AF: Can you tell me what you find fascinating about Seberg?

JL: There is a purity, an innocence combined with knowingness,  She has a quality in her voice and manner that reminds me of the heroines of the Fitzgerald books The Great Gatsby and Tender is the Night. She seems like a girl you would want to befriend, and such loveliness and grace on screen.

Jean Seberg was an artist and like most artists, sensitive and fragile, so the world, which she discovered to be brutal and unfair, unnerved her.

AF: Why did you make the distinction between 'death' and 'murder' - is it something you feel about Seberg's death, or is it specific to the intentions of the film? Is it factual or expressive?

JL: I believe one way or the other she was murdered, even if suicide, well then she was driven to it by certain governmental agencies. All you have to do is google her files online and read how they had set to destroy her reputation. Jean Seberg was an artist and like most artists, sensitive and fragile, so the world, which she discovered to be brutal and unfair, unnerved her.

AF: How did you come to collaborate with Daphne Guinness on the project?

JL: I told her my idea and I asked if she would produce and star, and she said yes without any hesitation. She understood that we did not want to exploit Jean and her story, nor did we want to do a traditional biopic, nor imitate her. We wanted to create an art film for the Internet, to start a new wave in cinema as her film Breathless with Godard did.

AF: What did you find inspiring about working with Daphne?

JL: She seems never to be prepared when we all arrive on set, her mind in many places at one time, but soon as the camera rolls, she becomes Jean. Every scene was in one take. She is astounding, like those great silent film stars, and yet humble. She is the loveliest person and most people have not a clue to the real Daphne. In some ways this film is also a record of the secret side of Daphne.

AF: What was the intention of the film?

JL: To get people to think about Jean Seberg, so they seek out her films, that they google and research her life, to make her name relevant.

AF: Given the episodic impression conveyed by the title-cards within the film, was the film conceived as a single full-length feature, or as a series of parts?

JL: The title cards and episodes recall certain films by an idol of mine Jean-Luc Godard. He often frames his films in parts and titles them. Since our film is not linear the titles and episodes help frame the story.

AF: The use of text intercut throughout the film is very expressive. Was the film conceived with these textual interludes in mind, or is that something that developed later?

JL: Editing is where I do the most work. I edit alone and often to the point of exhaustion and in that state of exhaustion I make mistakes. It is those mistakes that I keep in. I find something magical happens when I go against my logic. The textual interludes is my mind speaking as I am about to drop to sleep. They were not planned.

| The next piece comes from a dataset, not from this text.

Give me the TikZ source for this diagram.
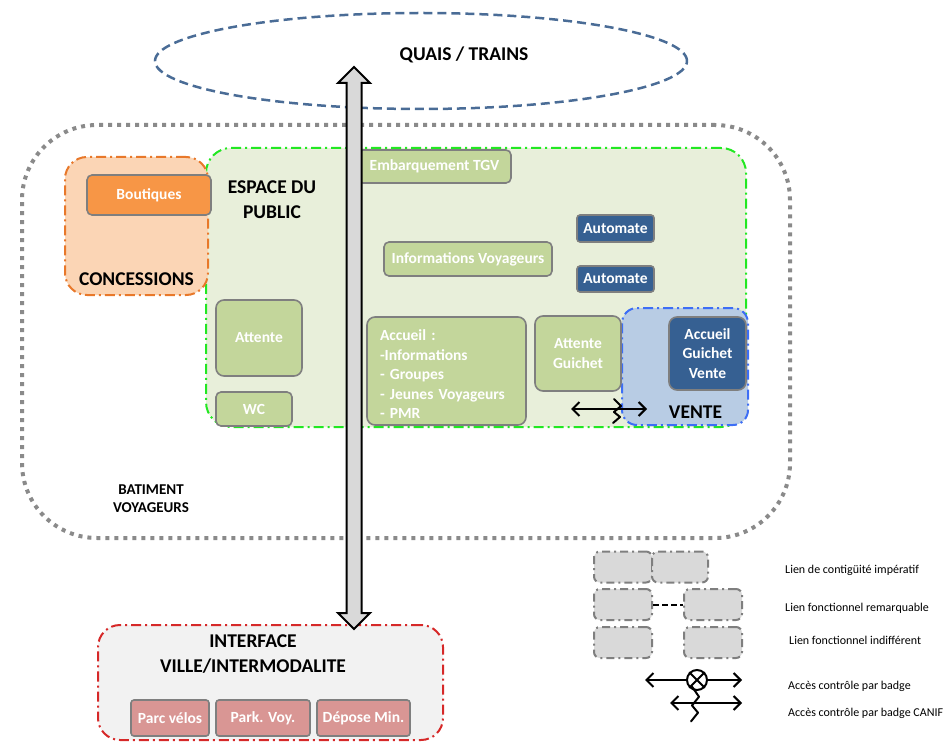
\documentclass[tikz,border=0pt]{standalone}
\usepackage{fontspec}
\setmainfont{Carlito}
\usetikzlibrary{shapes.geometric,arrows.meta,calc}
\definecolor{ellblue}{HTML}{4A6C96}
\definecolor{dotgray}{HTML}{8A8A8A}
\definecolor{concfill}{HTML}{FBD5B5}
\definecolor{concline}{HTML}{E8782A}
\definecolor{orangebox}{HTML}{F79646}
\definecolor{espfill}{HTML}{E8EFDA}
\definecolor{espline}{HTML}{22E822}
\definecolor{greenbox}{HTML}{C3D69B}
\definecolor{darkblue}{HTML}{366092}
\definecolor{ventefill}{HTML}{B8CCE4}
\definecolor{venteline}{HTML}{3D6EF5}
\definecolor{intfill}{HTML}{F2F2F2}
\definecolor{intline}{HTML}{D62828}
\definecolor{pinkbox}{HTML}{D99694}
\definecolor{leggray}{HTML}{D9D9D9}
\definecolor{boxgray}{HTML}{7F7F7F}
\definecolor{arrgray}{HTML}{D9D9D9}
\begin{document}
\begin{tikzpicture}[x=1pt,y=-1pt,
  zone/.style={line width=2pt, dash pattern=on 10pt off 4pt on 2pt off 4pt, inner sep=0pt},
  box/.style={draw=boxgray, line width=1.6pt, rounded corners=5pt, inner sep=0pt, text=white,
    font=\bfseries\fontsize{15.5}{19.5}\selectfont, align=center},
  title/.style={font=\bfseries\fontsize{19.5}{25}\selectfont, align=center, inner sep=0pt},
  legbox/.style={fill=leggray, draw=boxgray, line width=2pt, dash pattern=on 8pt off 4pt on 2pt off 4pt,
    rounded corners=6pt, minimum width=58pt, minimum height=31pt, inner sep=0pt},
  legtxt/.style={anchor=west, font=\fontsize{12}{14}\selectfont, inner sep=0pt},
  dblarr/.style={line width=2pt, {Straight Barb[length=7pt,width=14pt]}-{Straight Barb[length=7pt,width=14pt]}},
  squig/.pic={\draw[line width=2pt, line join=round, line cap=round] (-3,-12) -- (4,-5) -- (-3,1) -- (3,6) -- (-4,12);}
]
\useasboundingbox (0,0) rectangle (952,743);

% Quais / trains
\node[ellipse, draw=ellblue, line width=2.5pt, dash pattern=on 9pt off 5pt,
  minimum width=532pt, minimum height=96pt, inner sep=0pt] (quais) at (421,61) {};
\node[title] (quaislbl) at (464,55) {QUAIS / TRAINS};

% Batiment voyageurs
\node[draw=dotgray, line width=4pt, dash pattern=on 4pt off 5pt, rounded corners=75pt,
  minimum width=768pt, minimum height=413pt, inner sep=0pt] (bv) at (406,331.5) {};
\node[font=\bfseries\fontsize{15}{18}\selectfont, align=center, inner sep=0pt] (bvlbl) at (151,499) {BATIMENT\\VOYAGEURS};

% Espace du public
\node[zone, draw=espline, fill=espfill, rounded corners=25pt, minimum width=540pt, minimum height=279pt] (esp) at (476,287.5) {};
\node[title] (esplbl) at (272,199.5) {ESPACE DU\\PUBLIC};

% Concessions
\node[zone, draw=concline, fill=concfill, rounded corners=22pt, minimum width=143pt, minimum height=138pt] (conc) at (136.5,226) {};
\node[title] (conclbl) at (136.5,279) {CONCESSIONS};
\node[box, fill=orangebox, minimum width=124pt, minimum height=40pt] (bout) at (149,195) {Boutiques};

% Vente
\node[zone, draw=venteline, fill=ventefill, rounded corners=15pt, minimum width=126pt, minimum height=117pt] (vente) at (685,366.5) {};
\node[title] (ventelbl) at (695.5,412) {VENTE};

% Green boxes
\node[box, fill=greenbox, minimum width=153pt, minimum height=33pt] (embq) at (434.5,166.5) {Embarquement TGV};
\node[box, fill=greenbox, minimum width=168pt, minimum height=34pt] (infov) at (468,259) {Informations Voyageurs};
\node[box, fill=greenbox, minimum width=86pt, minimum height=76pt, rounded corners=8pt] (att) at (259,338) {Attente};
\node[box, fill=greenbox, minimum width=76pt, minimum height=34pt] (wc) at (254,409) {WC};
\node[box, fill=greenbox, minimum width=159pt, minimum height=108pt, rounded corners=8pt] (acc) at (446.5,371) {};
\node[box, draw=none, text width=133pt, align=left] (acctxt) at (446.5,374.5) {Accueil :\\-Informations\\- Groupes\\- Jeunes Voyageurs\\- PMR};
\node[box, fill=greenbox, minimum width=86pt, minimum height=75pt, rounded corners=8pt] (attg) at (578,353.5) {Attente\\Guichet};

% Dark blue boxes
\node[box, fill=darkblue, minimum width=77pt, minimum height=27pt, rounded corners=3pt] (aut1) at (615.5,228.5) {Automate};
\node[box, fill=darkblue, minimum width=77pt, minimum height=26pt, rounded corners=3pt] (aut2) at (615.5,279) {Automate};
\node[box, fill=darkblue, minimum width=77pt, minimum height=73pt, rounded corners=8pt] (accg) at (707.5,353.5) {Accueil\\Guichet\\Vente};

% CANIF arrow between attente guichet and vente
\coordinate (ca1) at (571,409);
\coordinate (ca2) at (647,409);
\draw[dblarr] (ca1) -- (ca2);
\pic at (617,411) {squig};

% Interface
\node[zone, draw=intline, fill=intfill, rounded corners=22pt, minimum width=345pt, minimum height=115pt] (intf) at (270.5,682.5) {};
\node[title] (intflbl) at (253,654) {INTERFACE\\VILLE/INTERMODALITE};
\node[box, fill=pinkbox, minimum width=78pt, minimum height=36pt, rounded corners=3pt] (parc) at (170,718) {Parc vélos};
\node[box, fill=pinkbox, minimum width=94pt, minimum height=36pt, rounded corners=3pt] (park) at (263,718) {Park. Voy.};
\node[box, fill=pinkbox, minimum width=93pt, minimum height=36pt, rounded corners=3pt] (depo) at (363.5,718) {Dépose Min.};

% Vertical big double arrow
\coordinate (vt) at (354,67);
\coordinate (vb) at (354,629);
\draw[line width=2pt, fill=arrgray, line join=miter]
  (vt) -- ($(vt)+(16,16)$) -- ($(vt)+(7.5,16)$) -- ($(vb)+(7.5,-16)$) -- ($(vb)+(16,-16)$) -- (vb)
  -- ($(vb)+(-16,-16)$) -- ($(vb)+(-7.5,-16)$) -- ($(vt)+(-7.5,16)$) -- ($(vt)+(-16,16)$) -- cycle;

% Legend
\node[legbox] (l1a) at (623,567) {};
\node[legbox, minimum width=56pt] (l1b) at (680,567) {};
\node[legbox] (l2a) at (623,604.5) {};
\node[legbox] (l2b) at (713,604.5) {};
\draw[line width=2pt, dash pattern=on 6pt off 3pt] (l2a.east) -- (l2b.west);
\node[legbox] (l3a) at (623,642.5) {};
\node[legbox] (l3b) at (713,642.5) {};

\coordinate (b1) at (645,680);
\coordinate (b2) at (742,680);
\draw[dblarr] (b1) -- (b2);
\node[circle, draw, fill=white, line width=2pt, minimum size=20pt, inner sep=0pt] (badge) at (697,680) {};
\draw[line width=2pt] (badge.north west) -- (badge.south east) (badge.north east) -- (badge.south west);

\coordinate (c1) at (670,703);
\coordinate (c2) at (742,703);
\draw[dblarr] (c1) -- (c2);
\pic[yscale=1.45] at (695,704) {squig};

\node[legtxt] (t1) at (785,570) {Lien de contigüité impératif};
\node[legtxt] (t2) at (785,608) {Lien fonctionnel remarquable};
\node[legtxt] (t3) at (789,640) {Lien fonctionnel indifférent};
\node[legtxt] (t4) at (788,686) {Accès contrôle par badge};
\node[legtxt] (t5) at (788,713) {Accès contrôle par badge CANIF};
\end{tikzpicture}
\end{document}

AF: I'm interested in how you see the film sitting alongside fashion film. Do you see this as a kind of fashion film, or as sitting in more art-focussed filmmaking? Or indeed, do you relate more readily to narrative cinema?

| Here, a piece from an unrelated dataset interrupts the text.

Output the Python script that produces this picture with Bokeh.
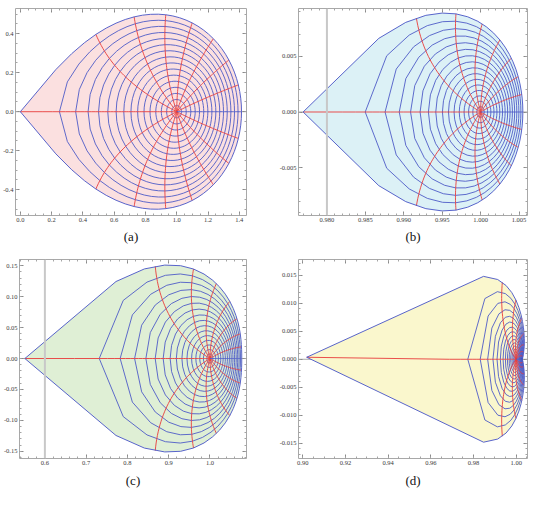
import numpy as np
from bokeh.plotting import figure
from bokeh.layouts import row, column
from bokeh.models import FixedTicker, LinearAxis, PrintfTickFormatter, Span, Title, Range1d
from bokeh.embed import file_html
from bokeh.resources import INLINE

# ---------------- mesh levels (15 circle images, 15 ray images) ----------------
RADII = [0.0625, 0.125, 0.1875, 0.25, 0.3125, 0.375, 0.4375, 0.5,
         0.5625, 0.625, 0.6875, 0.75, 0.8125, 0.875, 0.9375]
RAY_ANGLES_DEG = [22.5, 45, 67.5, 90, 112.5, 135, 157.5, 180,
                  202.5, 225, 247.5, 270, 292.5, 315, 337.5]

# each panel: image of the unit disk under  w = 1 + s((1+z)^alpha - 1) + a z
# (alpha, s, a, vertical stretch) estimated from the plotted extents
# ---------------- panel (a) ----------------
A_MAP = (0.5, 1.0, 0.0, 1.0)
A_X_TICKS = [0.0, 0.2, 0.4, 0.6, 0.8, 1.0, 1.2, 1.4]
A_Y_TICKS = [-0.4, -0.2, 0.0, 0.2, 0.4]
A_X_RANGE = (-0.031, 1.446)
A_Y_RANGE = (-0.532, 0.529)

# ---------------- panel (b) ----------------
B_MAP = (0.42, 0.02659, -0.00349, 1.0)
B_X_TICKS = [0.980, 0.985, 0.990, 0.995, 1.000, 1.005]
B_Y_TICKS = [-0.005, 0.0, 0.005]
B_X_RANGE = (0.9763, 1.0061)
B_Y_RANGE = (-0.0093, 0.0093)
B_VAXIS = 0.980

# ---------------- panel (c) ----------------
C_MAP = (0.38, 0.5317, -0.0832, 0.97)
C_X_TICKS = [0.6, 0.7, 0.8, 0.9, 1.0]
C_Y_TICKS = [-0.15, -0.10, -0.05, 0.0, 0.05, 0.10, 0.15]
C_X_RANGE = (0.5385, 1.0885)
C_Y_RANGE = (-0.1616, 0.160)
C_VAXIS = 0.6

# ---------------- panel (d) ----------------
D_MAP = (0.11, 0.10535, -0.00535, 1.12)
D_X_TICKS = [0.90, 0.92, 0.94, 0.96, 0.98, 1.00]
D_Y_TICKS = [-0.015, -0.010, -0.005, 0.0, 0.005, 0.010, 0.015]
D_X_RANGE = (0.898, 1.0053)
D_Y_RANGE = (-0.0177, 0.0178)

BLUE = "#4f5cc8"
RED = "#e8403f"
FILLS = {"a": "#fbe0e0", "b": "#dcf1f6", "c": "#dfefd5", "d": "#faf7cd"}


def make_map(params):
    alpha, s, a, ky = params

    def f(z):
        w = 1 + s * ((1 + z) ** alpha - 1) + a * z
        return w.real, ky * w.imag
    return f


def build_mesh(fmap, nt, nr):
    t = np.linspace(0, 2 * np.pi, nt + 1)
    bx, by = [], []
    for r in RADII:
        x, y = fmap(r * np.exp(1j * t) + 0j)
        bx.append(list(x)); by.append(list(y))
    rr = np.linspace(0, 1, nr + 1)
    rx, ry = [], []
    for ang in RAY_ANGLES_DEG:
        x, y = fmap(rr * np.exp(1j * np.deg2rad(ang)) + 0j)
        rx.append(list(x)); ry.append(list(y))
    sx, sy = fmap(rr + 0j)
    ox, oy = fmap(np.exp(1j * t) + 0j)
    return bx, by, rx, ry, list(sx), list(sy), list(ox), list(oy)


def make_fig(xr, yr, fw, fh, bl, br, bt, bb):
    p = figure(width=fw + bl + br, height=fh + bt + bb,
               x_range=Range1d(*xr), y_range=Range1d(*yr),
               output_backend="svg", toolbar_location=None,
               x_axis_location=None, y_axis_location=None,
               min_border_left=bl, min_border_right=br,
               min_border_top=bt, min_border_bottom=bb)
    p.grid.visible = False
    p.outline_line_color = None
    p.background_fill_color = "white"
    p.border_fill_color = "white"
    return p


def add_axes(p, xt, yt, xminor, yminor, xfmt, yfmt):
    specs = [("below", xt, xminor, xfmt, True), ("above", xt, xminor, xfmt, False),
             ("left", yt, yminor, yfmt, True), ("right", yt, yminor, yfmt, False)]
    for loc, ticks, minor, fmt, show in specs:
        ax = LinearAxis(ticker=FixedTicker(ticks=ticks, minor_ticks=minor),
                        formatter=PrintfTickFormatter(format=fmt))
        ax.axis_line_color = "#a8a8a8"
        ax.major_tick_line_color = "#8a8a8a"
        ax.minor_tick_line_color = "#a5a5a5"
        ax.major_tick_in = 4
        ax.major_tick_out = 0
        ax.minor_tick_in = 2
        ax.minor_tick_out = 0
        ax.major_label_text_font = "Liberation Serif"
        ax.major_label_text_color = "#3a3a3a"
        if show:
            ax.major_label_text_font_size = "6.5px"
            ax.major_label_standoff = 2
        else:
            ax.major_label_text_font_size = "0px"
            ax.major_label_standoff = 0
        p.add_layout(ax, loc)


def add_caption(p, text, standoff):
    p.add_layout(Title(text=text, align="center", text_font="Liberation Serif",
                       text_font_size="13px", text_font_style="normal",
                       text_color="#111111", standoff=standoff), "below")


def draw_panel(p, fill, mesh):
    bx, by, rx, ry, sx, sy, ox, oy = mesh
    p.add_layout(Span(location=0, dimension="width", line_color="#aaaaaa",
                      line_width=1, level="underlay"))
    p.patch(ox, oy, fill_color=fill, line_color=None)
    p.multi_line(bx, by, line_color=BLUE, line_width=1, line_alpha=0.9)
    p.multi_line(rx, ry, line_color=RED, line_width=1, line_alpha=0.92)
    p.line(ox, oy, line_color=BLUE, line_width=1, line_alpha=0.95)
    p.line(sx, sy, line_color=BLUE, line_width=1, line_alpha=0.95)


def ticks_range(lo, hi, step):
    n0 = int(np.floor(lo / step)) - 1
    n1 = int(np.ceil(hi / step)) + 1
    return [round(k * step, 6) for k in range(n0, n1 + 1)]


NT, NR = 40, 48

# ---------------- panel (a) ----------------
pa = make_fig(A_X_RANGE, A_Y_RANGE, 233, 207, 13, 27, 8, 36)
draw_panel(pa, FILLS["a"], build_mesh(make_map(A_MAP), 64, NR))
add_axes(pa, A_X_TICKS, A_Y_TICKS, ticks_range(*A_X_RANGE, 0.05), ticks_range(*A_Y_RANGE, 0.05), "%.1f", "%.1f")
add_caption(pa, "(a)", 4)

# ---------------- panel (b) ----------------
pb = make_fig(B_X_RANGE, B_Y_RANGE, 229, 207, 25, 4, 8, 36)
draw_panel(pb, FILLS["b"], build_mesh(make_map(B_MAP), NT, NR))
pb.add_layout(Span(location=B_VAXIS, dimension="height", line_color="#c8c8c8", line_width=2))
add_axes(pb, B_X_TICKS, B_Y_TICKS, ticks_range(*B_X_RANGE, 0.001), ticks_range(*B_Y_RANGE, 0.001), "%.3f", "%.3f")
add_caption(pb, "(b)", 4)

# ---------------- panel (c) ----------------
pc = make_fig(C_X_RANGE, C_Y_RANGE, 231, 205, 15, 27, 8, 33)
draw_panel(pc, FILLS["c"], build_mesh(make_map(C_MAP), NT, NR))
pc.add_layout(Span(location=C_VAXIS, dimension="height", line_color="#c8c8c8", line_width=2))
add_axes(pc, C_X_TICKS, C_Y_TICKS, ticks_range(*C_X_RANGE, 0.02), ticks_range(*C_Y_RANGE, 0.01), "%.1f", "%.2f")
add_caption(pc, "(c)", 6)

# ---------------- panel (d) ----------------
pd_ = make_fig(D_X_RANGE, D_Y_RANGE, 229, 199, 25, 4, 8, 39)
draw_panel(pd_, FILLS["d"], build_mesh(make_map(D_MAP), NT, NR))
add_axes(pd_, D_X_TICKS, D_Y_TICKS, ticks_range(*D_X_RANGE, 0.005), ticks_range(*D_Y_RANGE, 0.001), "%.2f", "%.3f")
add_caption(pd_, "(d)", 6)

layout = column(row(pa, pb), row(pc, pd_))
open("out.html", "w").write(file_html(layout, INLINE))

JL: I have worked both in the fashion world and film world and there is a fine line that separates them. They both seek to transport people with the imagination. And I think that is the magic of both mediums.

AF: If the message of The Murder of Jean Seberg had to be boiled down to a single impression for the viewer to take away, what would you wish that to be?

JL: That we must not give in to the collective mind that forms a robotic life many of us are now living. In point of fact, we must become rebels through the use of beauty and the imagination. Those are our weapons.